[Charts and diagrams as code]
-----
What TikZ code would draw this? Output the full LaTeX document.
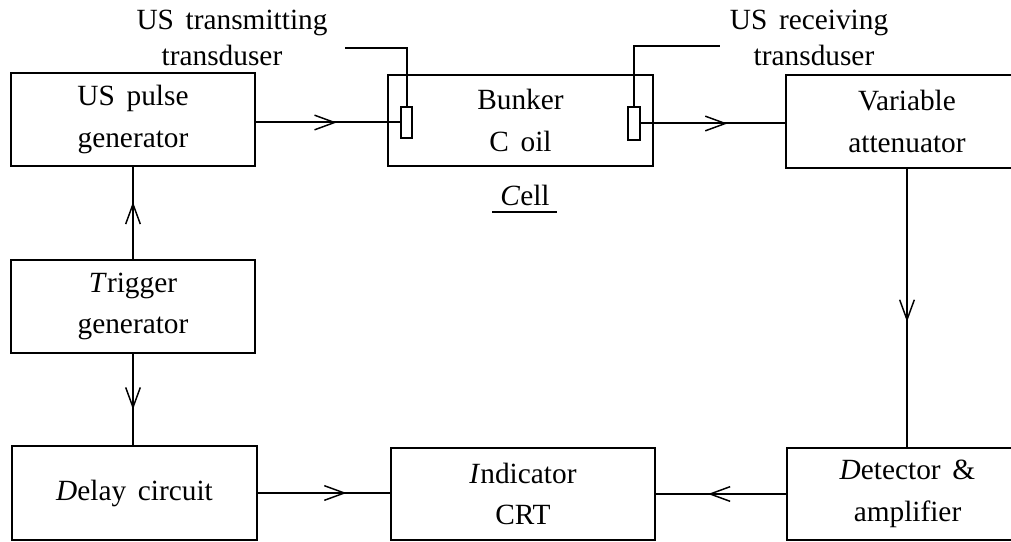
\documentclass[tikz,border=0pt]{standalone}
\usepackage{fontspec}
\setmainfont{Liberation Serif}[WordSpace=1.6]
\usetikzlibrary{arrows.meta,decorations.markings}
\tikzset{
  blk/.style={draw, line width=1.5pt, inner sep=0pt, align=center,
    font=\fontsize{22}{31}\selectfont},
  xdcr/.style={draw, line width=1.5pt, inner sep=0pt, fill=white},
  conn/.style={line width=1.5pt},
  lbl/.style={align=center, inner sep=0pt, font=\fontsize{22}{27}\selectfont},
  midarrow/.style={postaction={decorate}, decoration={markings,
    mark=at position #1 with {\arrow[line width=1.1pt]{Straight Barb[length=15pt,width=11pt]}}}}
}
\begin{document}
\begin{tikzpicture}[x=0.75pt, y=-0.75pt]
\useasboundingbox (0,0) rectangle (1011,542);
\clip (0,0) rectangle (1011,542);
% blocks
\node[blk, minimum width=183pt, minimum height=69.75pt] (pulse) at (133,119.5) {US pulse\\generator};
\node[blk, minimum width=183pt, minimum height=69.75pt] (trig) at (133,306.5) {\textit{T}rigger\\generator};
\node[blk, minimum width=183.75pt, minimum height=70.5pt] (delay) at (134.5,493) {\textit{D}elay circuit};
\node[blk, minimum width=198.75pt, minimum height=68.25pt] (cell) at (520.5,120.5) {Bunker\\C oil};
\node[blk, minimum width=198pt, minimum height=69pt] (ind) at (523,494) {\textit{I}ndicator\\CRT};
\node[blk, minimum width=181.5pt, minimum height=69.75pt] (att) at (907,121.5) {Variable\\attenuator};
\node[blk, minimum width=180.75pt, minimum height=69pt] (det) at (907.5,494) {\textit{D}etector \&\\amplifier};
% transducers
\node[xdcr, minimum width=8.25pt, minimum height=23.25pt] (tx) at (406.5,122.5) {};
\node[xdcr, minimum width=9pt, minimum height=24.75pt] (rx) at (634,123.5) {};
% leads and labels
\coordinate (txl) at (345,48);
\coordinate (rxl) at (720,46);
\draw[conn] (tx.north) |- (txl);
\draw[conn] (rx.north) |- (rxl);
\node[lbl, anchor=base] (txlab) at (232,30) {US transmitting};
\node[lbl, anchor=base] (txlab2) at (222,66) {transduser};
\node[lbl, anchor=base] (rxlab) at (809,30) {US receiving};
\node[lbl, anchor=base] (rxlab2) at (814,66) {transduser};
\node[lbl, anchor=base] (celllab) at (525,205) {\textit{C}ell};
\draw[conn] (492,212) -- (557,212);
% connectors
\draw[conn, midarrow=0.56] (pulse.east |- tx.west) -- (tx.west);
\draw[conn, midarrow=0.60] (rx.east) -- (rx.east -| att.west);
\draw[conn, midarrow=0.55] (att.south) -- (att.south |- det.north);
\draw[conn, midarrow=0.60] (det.west) -- (det.west -| ind.east);
\draw[conn, midarrow=0.67] (delay.east) -- (delay.east -| ind.west);
\draw[conn, midarrow=0.62] (trig.north) -- (trig.north |- pulse.south);
\draw[conn, midarrow=0.61] (trig.south) -- (trig.south |- delay.north);
\end{tikzpicture}
\end{document}
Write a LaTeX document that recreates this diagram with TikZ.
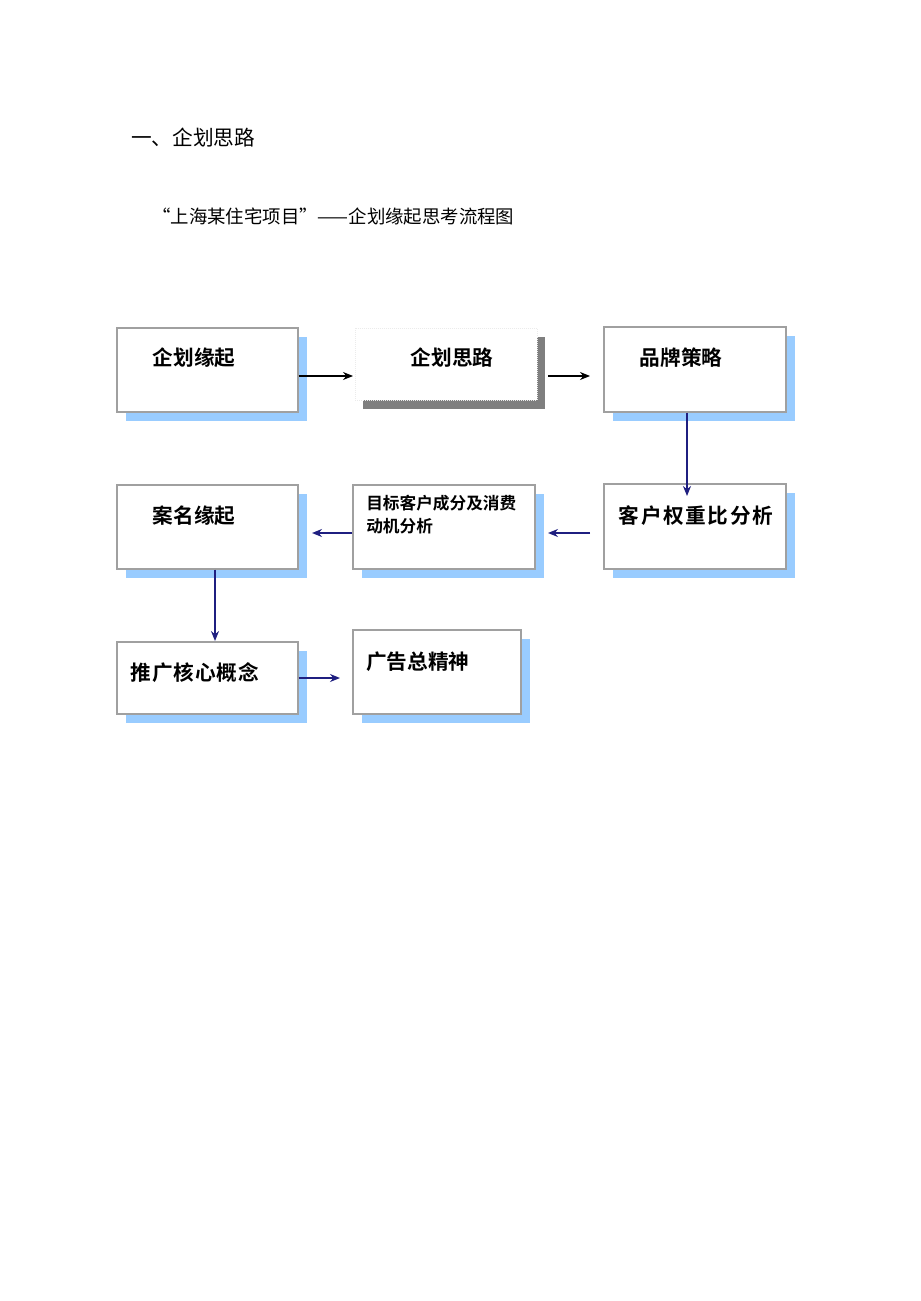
\documentclass[tikz,border=0pt]{standalone}
\usepackage{fontspec}
\newfontfamily\cjk{Noto Sans CJK SC}
\newfontfamily\cjkb{Noto Sans CJK SC Bold}
\usetikzlibrary{arrows.meta,fit,shadows}
\definecolor{shblue}{HTML}{99CCFF}
\definecolor{shgray}{HTML}{7F7F7F}
\definecolor{bordergray}{HTML}{A0A0A0}
\definecolor{navy}{HTML}{1F1F80}
\tikzset{
  box/.style={draw=bordergray, line width=0.9pt, fill=white, inner sep=0pt,
    general shadow={fill=shblue, draw=none, shadow xshift=6.75pt, shadow yshift=-6.75pt}},
  graybox/.style={draw=black!8, line width=0.5pt, densely dotted, fill=white, inner sep=0pt,
    general shadow={fill=shgray, draw=none, solid, shadow xshift=6pt, shadow yshift=-6.5pt}},
  lbl/.style={font=\cjkb\fontsize{15.5}{18}\selectfont, inner sep=0pt},
  lblsmall/.style={font=\cjkb\fontsize{12.5}{17}\selectfont, inner sep=0pt, align=left},
  blk/.style={-{Stealth[length=7.5pt,width=6pt]}, line width=1pt, black},
  nav/.style={-{Stealth[length=7.5pt,width=6pt]}, line width=1pt, navy},
}
\begin{document}
\begin{tikzpicture}[x=0.75pt,y=-0.75pt]
\useasboundingbox (0,0) rectangle (920,1301);
% headings
\node[anchor=west, inner sep=0pt, font=\cjk\fontsize{15.5}{18}\selectfont] (h1) at (131,138) {一、企划思路};
\node[anchor=west, inner sep=0pt, font=\cjk\fontsize{13.8}{16}\selectfont] (h2) at (152,216) {“上海某住宅项目”——企划缘起思考流程图};
% boxes
\coordinate (a1) at (117,328); \coordinate (a2) at (298,412);
\node[box, fit=(a1)(a2)] (b1) {};
\coordinate (c1) at (355,328); \coordinate (c2) at (537,400);
\node[graybox, fit=(c1)(c2)] (b2) {};
\coordinate (d1) at (604,327); \coordinate (d2) at (786,412);
\node[box, fit=(d1)(d2)] (b3) {};
\coordinate (e1) at (604,484); \coordinate (e2) at (786,569);
\node[box, fit=(e1)(e2)] (b4) {};
\coordinate (f1) at (353,485); \coordinate (f2) at (535,569);
\node[box, fit=(f1)(f2)] (b5) {};
\coordinate (g1) at (117,485); \coordinate (g2) at (298,569);
\node[box, fit=(g1)(g2)] (b6) {};
\coordinate (k1) at (117,642); \coordinate (k2) at (298,714);
\node[box, fit=(k1)(k2)] (b7) {};
\coordinate (m1) at (353,630); \coordinate (m2) at (521,714);
\node[box, fit=(m1)(m2)] (b8) {};
% labels
\node[lbl] (t1) at (194,358) {企划缘起};
\node[lbl] (t2) at (452,358) {企划思路};
\node[lbl] (t3) at (681,358) {品牌策略};
\node[lbl, font=\cjkb\fontsize{15.5}{18}\selectfont\addfontfeatures{LetterSpace=8}] (t4) at (696,516) {客户权重比分析};
\node[lblsmall, anchor=north west] (t5) at (366,495) {目标客户成分及消费\\动机分析};
\node[lbl] (t6) at (194,516) {案名缘起};
\node[lbl, font=\cjkb\fontsize{15.5}{18}\selectfont\addfontfeatures{LetterSpace=4}] (t7) at (195,673) {推广核心概念};
\node[lbl, anchor=west] (t8) at (366,662) {广告总精神};
% connectors
\coordinate (p12) at (353,376);
\draw[blk] (b1.east |- p12) -- (p12);
\coordinate (p23s) at (548,376); \coordinate (p23e) at (590,376);
\draw[blk] (p23s) -- (p23e);
\coordinate (p34) at (687,496);
\draw[nav] (b3.south -| p34) -- (p34);
\coordinate (p45s) at (590,533); \coordinate (p45e) at (548,533);
\draw[nav] (p45s) -- (p45e);
\coordinate (p56) at (312,533);
\draw[nav] (b5.west |- p56) -- (p56);
\coordinate (p67) at (215,641);
\draw[nav] (b6.south -| p67) -- (p67);
\coordinate (p78) at (340,678);
\draw[nav] (b7.east |- p78) -- (p78);
\end{tikzpicture}
\end{document}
-----
Repeat the lines above exactly, and keep every picture out.

What TikZ code would draw this? Output the full LaTeX document.
\documentclass[tikz,border=0pt]{standalone}
\usepackage{fontspec}
\setmainfont{Liberation Serif}[WordSpace=1.6]
\usetikzlibrary{arrows.meta,decorations.markings}
\tikzset{
  blk/.style={draw, line width=1.5pt, inner sep=0pt, align=center,
    font=\fontsize{22}{31}\selectfont},
  xdcr/.style={draw, line width=1.5pt, inner sep=0pt, fill=white},
  conn/.style={line width=1.5pt},
  lbl/.style={align=center, inner sep=0pt, font=\fontsize{22}{27}\selectfont},
  midarrow/.style={postaction={decorate}, decoration={markings,
    mark=at position #1 with {\arrow[line width=1.1pt]{Straight Barb[length=15pt,width=11pt]}}}}
}
\begin{document}
\begin{tikzpicture}[x=0.75pt, y=-0.75pt]
\useasboundingbox (0,0) rectangle (1011,542);
\clip (0,0) rectangle (1011,542);
% blocks
\node[blk, minimum width=183pt, minimum height=69.75pt] (pulse) at (133,119.5) {US pulse\\generator};
\node[blk, minimum width=183pt, minimum height=69.75pt] (trig) at (133,306.5) {\textit{T}rigger\\generator};
\node[blk, minimum width=183.75pt, minimum height=70.5pt] (delay) at (134.5,493) {\textit{D}elay circuit};
\node[blk, minimum width=198.75pt, minimum height=68.25pt] (cell) at (520.5,120.5) {Bunker\\C oil};
\node[blk, minimum width=198pt, minimum height=69pt] (ind) at (523,494) {\textit{I}ndicator\\CRT};
\node[blk, minimum width=181.5pt, minimum height=69.75pt] (att) at (907,121.5) {Variable\\attenuator};
\node[blk, minimum width=180.75pt, minimum height=69pt] (det) at (907.5,494) {\textit{D}etector \&\\amplifier};
% transducers
\node[xdcr, minimum width=8.25pt, minimum height=23.25pt] (tx) at (406.5,122.5) {};
\node[xdcr, minimum width=9pt, minimum height=24.75pt] (rx) at (634,123.5) {};
% leads and labels
\coordinate (txl) at (345,48);
\coordinate (rxl) at (720,46);
\draw[conn] (tx.north) |- (txl);
\draw[conn] (rx.north) |- (rxl);
\node[lbl, anchor=base] (txlab) at (232,30) {US transmitting};
\node[lbl, anchor=base] (txlab2) at (222,66) {transduser};
\node[lbl, anchor=base] (rxlab) at (809,30) {US receiving};
\node[lbl, anchor=base] (rxlab2) at (814,66) {transduser};
\node[lbl, anchor=base] (celllab) at (525,205) {\textit{C}ell};
\draw[conn] (492,212) -- (557,212);
% connectors
\draw[conn, midarrow=0.56] (pulse.east |- tx.west) -- (tx.west);
\draw[conn, midarrow=0.60] (rx.east) -- (rx.east -| att.west);
\draw[conn, midarrow=0.55] (att.south) -- (att.south |- det.north);
\draw[conn, midarrow=0.60] (det.west) -- (det.west -| ind.east);
\draw[conn, midarrow=0.67] (delay.east) -- (delay.east -| ind.west);
\draw[conn, midarrow=0.62] (trig.north) -- (trig.north |- pulse.south);
\draw[conn, midarrow=0.61] (trig.south) -- (trig.south |- delay.north);
\end{tikzpicture}
\end{document}
Write a LaTeX document that recreates this diagram with TikZ.
\documentclass[tikz,border=0pt]{standalone}
\usepackage{fontspec}
\newfontfamily\cjk{Noto Sans CJK SC}
\newfontfamily\cjkb{Noto Sans CJK SC Bold}
\usetikzlibrary{arrows.meta,fit,shadows}
\definecolor{shblue}{HTML}{99CCFF}
\definecolor{shgray}{HTML}{7F7F7F}
\definecolor{bordergray}{HTML}{A0A0A0}
\definecolor{navy}{HTML}{1F1F80}
\tikzset{
  box/.style={draw=bordergray, line width=0.9pt, fill=white, inner sep=0pt,
    general shadow={fill=shblue, draw=none, shadow xshift=6.75pt, shadow yshift=-6.75pt}},
  graybox/.style={draw=black!8, line width=0.5pt, densely dotted, fill=white, inner sep=0pt,
    general shadow={fill=shgray, draw=none, solid, shadow xshift=6pt, shadow yshift=-6.5pt}},
  lbl/.style={font=\cjkb\fontsize{15.5}{18}\selectfont, inner sep=0pt},
  lblsmall/.style={font=\cjkb\fontsize{12.5}{17}\selectfont, inner sep=0pt, align=left},
  blk/.style={-{Stealth[length=7.5pt,width=6pt]}, line width=1pt, black},
  nav/.style={-{Stealth[length=7.5pt,width=6pt]}, line width=1pt, navy},
}
\begin{document}
\begin{tikzpicture}[x=0.75pt,y=-0.75pt]
\useasboundingbox (0,0) rectangle (920,1301);
% headings
\node[anchor=west, inner sep=0pt, font=\cjk\fontsize{15.5}{18}\selectfont] (h1) at (131,138) {一、企划思路};
\node[anchor=west, inner sep=0pt, font=\cjk\fontsize{13.8}{16}\selectfont] (h2) at (152,216) {“上海某住宅项目”——企划缘起思考流程图};
% boxes
\coordinate (a1) at (117,328); \coordinate (a2) at (298,412);
\node[box, fit=(a1)(a2)] (b1) {};
\coordinate (c1) at (355,328); \coordinate (c2) at (537,400);
\node[graybox, fit=(c1)(c2)] (b2) {};
\coordinate (d1) at (604,327); \coordinate (d2) at (786,412);
\node[box, fit=(d1)(d2)] (b3) {};
\coordinate (e1) at (604,484); \coordinate (e2) at (786,569);
\node[box, fit=(e1)(e2)] (b4) {};
\coordinate (f1) at (353,485); \coordinate (f2) at (535,569);
\node[box, fit=(f1)(f2)] (b5) {};
\coordinate (g1) at (117,485); \coordinate (g2) at (298,569);
\node[box, fit=(g1)(g2)] (b6) {};
\coordinate (k1) at (117,642); \coordinate (k2) at (298,714);
\node[box, fit=(k1)(k2)] (b7) {};
\coordinate (m1) at (353,630); \coordinate (m2) at (521,714);
\node[box, fit=(m1)(m2)] (b8) {};
% labels
\node[lbl] (t1) at (194,358) {企划缘起};
\node[lbl] (t2) at (452,358) {企划思路};
\node[lbl] (t3) at (681,358) {品牌策略};
\node[lbl, font=\cjkb\fontsize{15.5}{18}\selectfont\addfontfeatures{LetterSpace=8}] (t4) at (696,516) {客户权重比分析};
\node[lblsmall, anchor=north west] (t5) at (366,495) {目标客户成分及消费\\动机分析};
\node[lbl] (t6) at (194,516) {案名缘起};
\node[lbl, font=\cjkb\fontsize{15.5}{18}\selectfont\addfontfeatures{LetterSpace=4}] (t7) at (195,673) {推广核心概念};
\node[lbl, anchor=west] (t8) at (366,662) {广告总精神};
% connectors
\coordinate (p12) at (353,376);
\draw[blk] (b1.east |- p12) -- (p12);
\coordinate (p23s) at (548,376); \coordinate (p23e) at (590,376);
\draw[blk] (p23s) -- (p23e);
\coordinate (p34) at (687,496);
\draw[nav] (b3.south -| p34) -- (p34);
\coordinate (p45s) at (590,533); \coordinate (p45e) at (548,533);
\draw[nav] (p45s) -- (p45e);
\coordinate (p56) at (312,533);
\draw[nav] (b5.west |- p56) -- (p56);
\coordinate (p67) at (215,641);
\draw[nav] (b6.south -| p67) -- (p67);
\coordinate (p78) at (340,678);
\draw[nav] (b7.east |- p78) -- (p78);
\end{tikzpicture}
\end{document}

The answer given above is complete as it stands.